= Holger Voss =

German Internet user

Holger Voss is a German Internet user who was sued in January 2003 for a sarcastic comment pertaining to the September 11, 2001 attacks in an Internet discussion forum, a case that attracted nationwide attention in Germany.

Voss's comment was originally made on June 21, 2002, during a discussion relating to an article in German net magazine Telepolis; it ended with the statement "If you find sarcasm, please reuse it" ("Wer Sarkasmus findet, der/die möge ihn bitte weiterverwenden"). Voss posted his comment in response to another poster's comment that endorsed the 9/11 attacks. Voss also added a postscript to his comment, in which he remarked that he had added that original poster and another forum user to a blocklist, since he (Voss) ostensibly took their comments at face value and accused them of Volksverhetzung. (The original poster in turn accused Voss of being serious.)

Voss was subsequently charged, following an anonymous report to the police; he received a penalty order for an amount of 1500 euros, which he appealed and was summoned to a court hearing on January 8, 2003, by the Münster County Court. Voss was acquitted of the charge of assentingly accepting that an unbiased reader might interpret his statements as an approval of the September 11, 2001 terrorist attacks on the same day (cf. §140 Criminal Code); during the course of the trial, it was also revealed that his disclaimer of the posting as sarcasm had been left out of the legal documents that were provided to the prosecutor by the law enforcement agencies.
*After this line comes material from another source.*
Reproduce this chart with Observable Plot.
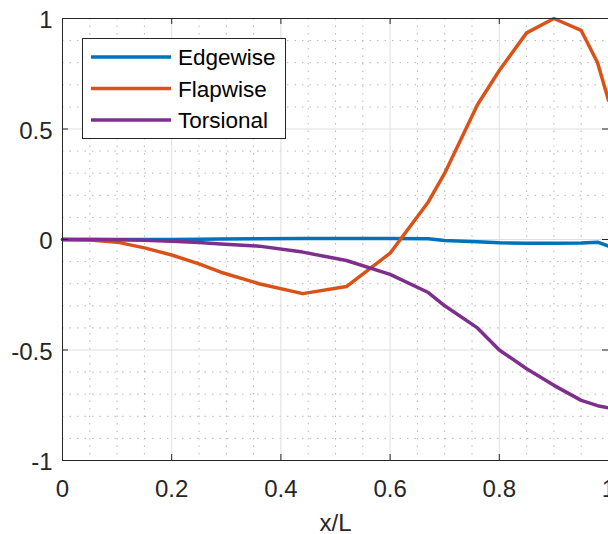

The case raised considerable attention in Germany, both for its free-speech implications and its implications regarding the liability of Internet forum providers for statements made by their members. Voss also claimed that the Internet service provider T-Online saved his dynamic IP address, which was turned over to law enforcement agencies without a judge's order for several months in disagreement with German laws, which allow the saving of IP addresses for as long as is necessary for billing, and he initiated legal action in a separate case, which he won on January 25, 2006.

On October 26, 2006, the Federal Court of Justice decided to refuse the complaint from T-Online, whereby the judgement from January 25, 2006 became law.